I have read from one review that THE GREAT SILENCE is about who is really good and bad.  The idea is that Silence is really the bad guy and Loco is the good.  Silence kills those who work for the law so he is bad.  Loco kills bandits so that makes him good.  This is probably the dumbest interpretation of the film and I feel that such an idea is created to come to terms with the film's dire ending.  THE GREAT SILENCE is a film about evil triumphing over good.  Loco is a liar.  He bends the rules and has no problem killing in cold blood.  He looks like the freakin Devil for crying out loud with those large bewildering eyes and dominant forehead.  Silence on the other hand looks like an angel.  He has a young handsome face that is heavily sympathetic. Silence sacrifices himself trying to save the homesteaders.  He didn't have to.  He could have left.  There was no reason to return except he had to try.  He knew he didn't have a chance but he tried anyway.  He died a true hero's death.

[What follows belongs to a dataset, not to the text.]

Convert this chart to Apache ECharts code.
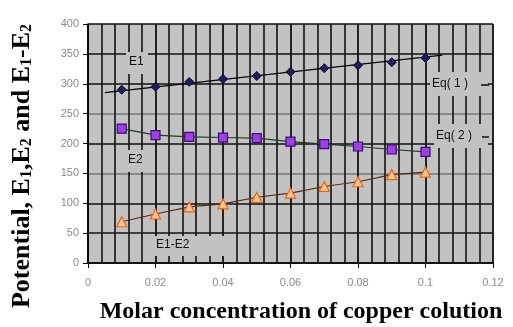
<!DOCTYPE html>
<html><head><meta charset="utf-8">
<script src="https://cdn.jsdelivr.net/npm/echarts@6/dist/echarts.min.js"></script>
<style>html,body{margin:0;padding:0;background:#fff}#c{width:513px;height:327px}</style>
</head><body><div id="c"></div>
<script>
var conc = [0.01, 0.02, 0.03, 0.04, 0.05, 0.06, 0.07, 0.08, 0.09, 0.10];
var e1 = [290, 295, 303, 308, 313, 320, 326, 331, 336, 343];
var e2 = [225, 214, 211, 210, 209, 203, 199, 195, 190, 186];
var e1e2 = [69, 82, 94, 99, 110, 117, 128, 136, 148, 152];
var trendX = [0.005, 0.105];
var e1Trend = [285, 348];
var xTicks = [0, 0.02, 0.04, 0.06, 0.08, 0.1, 0.12];
var yTicks = [0, 50, 100, 150, 200, 250, 300, 350, 400];

function pairs(xs, ys){ return xs.map(function(x,i){ return [x, ys[i]]; }); }

var chart = echarts.init(document.getElementById('c'));
var labelStyle = {fontFamily:'Liberation Sans', fontSize:12, fill:'#111'};
var hColors = ['#111','#111','#111','#777','#111','#777','#111','#111','#111'];
chart.setOption({
  animation:false,
  grid:{left:88, right:20, top:24, bottom:64, show:true, backgroundColor:'#c2c2c2', borderWidth:0},
  xAxis:{
    type:'value', min:xTicks[0], max:xTicks[xTicks.length-1], interval:0.02,
    axisLine:{show:true, onZero:false, lineStyle:{color:'#000', width:1.5}},
    axisTick:{show:true, length:5, lineStyle:{color:'#000'}},
    minorTick:{show:false, splitNumber:5},
    splitLine:{show:true, lineStyle:{color:'#111', width:1.8}},
    minorSplitLine:{show:true, lineStyle:{color:'#111', width:1.6}},
    axisLabel:{color:'#8a8a8a', fontFamily:'Liberation Sans', fontSize:11, margin:14,
      formatter:function(v){ return String(Math.round(v*100)/100); }}
  },
  yAxis:{
    type:'value', min:yTicks[0], max:yTicks[yTicks.length-1], interval:50,
    axisLine:{show:true, lineStyle:{color:'#000', width:1.5}},
    axisTick:{show:true, length:5, lineStyle:{color:'#000'}},
    splitLine:{show:true, lineStyle:{color:hColors, width:1.6}},
    axisLabel:{color:'#8a8a8a', fontFamily:'Liberation Sans', fontSize:11, margin:9}
  },
  series:[
    {type:'line', data:pairs(trendX, e1Trend), symbol:'none', lineStyle:{color:'#000', width:1.2}, z:2},
    {type:'line', data:pairs(conc, e1), symbol:'diamond', symbolSize:9,
      itemStyle:{color:'#1c1c5e', borderColor:'#0a0a30', borderWidth:1}, lineStyle:{width:0}, z:3},
    {type:'line', data:pairs(conc, e2), symbol:'rect', symbolSize:9,
      itemStyle:{color:'#a040e0', borderColor:'#3a0a80', borderWidth:1.2}, lineStyle:{color:'#1f3f1f', width:1.2}, z:3},
    {type:'line', data:pairs(conc, e1e2), symbol:'triangle', symbolSize:10,
      itemStyle:{color:'#ffc890', borderColor:'#f06010', borderWidth:1.2}, lineStyle:{color:'#5a2a10', width:1.2}, z:3}
  ],
  graphic:[
    {type:'rect', shape:{x:126, y:52, width:22, height:22}, style:{fill:'#c2c2c2'}, z:10},
    {type:'text', x:129, y:56, style:Object.assign({text:'E1'}, labelStyle), z:11},
    {type:'rect', shape:{x:124, y:150, width:26, height:22}, style:{fill:'#c2c2c2'}, z:10},
    {type:'text', x:128, y:154, style:Object.assign({text:'E2'}, labelStyle), z:11},
    {type:'rect', shape:{x:143, y:236, width:82, height:20}, style:{fill:'#c2c2c2'}, z:10},
    {type:'text', x:156, y:239, style:Object.assign({text:'E1-E2'}, labelStyle), z:11},
    {type:'rect', shape:{x:430, y:72, width:58, height:24}, style:{fill:'#c2c2c2'}, z:10},
    {type:'text', x:432, y:78, style:Object.assign({text:'Eq( 1 )'}, labelStyle), z:11},
    {type:'line', shape:{x1:481, y1:85, x2:489, y2:85}, style:{stroke:'#111', lineWidth:1.5}, z:11},
    {type:'rect', shape:{x:434, y:124, width:54, height:24}, style:{fill:'#c2c2c2'}, z:10},
    {type:'text', x:436, y:130, style:Object.assign({text:'Eq( 2 )'}, labelStyle), z:11},
    {type:'line', shape:{x1:482, y1:137, x2:489, y2:137}, style:{stroke:'#111', lineWidth:1.5}, z:11},
    {type:'text', x:301, y:312, style:{text:'Molar concentration of copper colution', fontFamily:'Liberation Serif', fontWeight:'bold', fontSize:24, fill:'#000', align:'center', verticalAlign:'middle'}, z:12},
    {type:'text', x:22, y:166, rotation:Math.PI/2, style:{
      text:'{b|Potential, E}{s|1}{b|,E}{s|2}{b| and E}{s|1}{b|-E}{s|2}', align:'center', verticalAlign:'middle',
      rich:{
        b:{fontFamily:'Liberation Serif', fontWeight:'bold', fontSize:26, fill:'#000'},
        s:{fontFamily:'Liberation Serif', fontWeight:'bold', fontSize:16, fill:'#000', verticalAlign:'bottom', padding:[10,0,0,0]}
      }}, z:12}
  ]
});
</script></body></html>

NO COUNTRY FOR OLD MEN is a similar film.  It sets up a cat and mouse modern day western story where eventually the hero and villain meet for a final showdown.  But that showdown never happens.  Reality steps in and the hero is gunned down in his hotel room by a bunch of drug dealers trying to get their cash back.  But that film is more about Tommy Lee Jones being too old for his job than evil defeating good.  If you are really into film especially the ones that fall into the genre of "badass" then I highly recommend THE GREAT SILENCE.  It puts a different perspective on every film you watch from then on.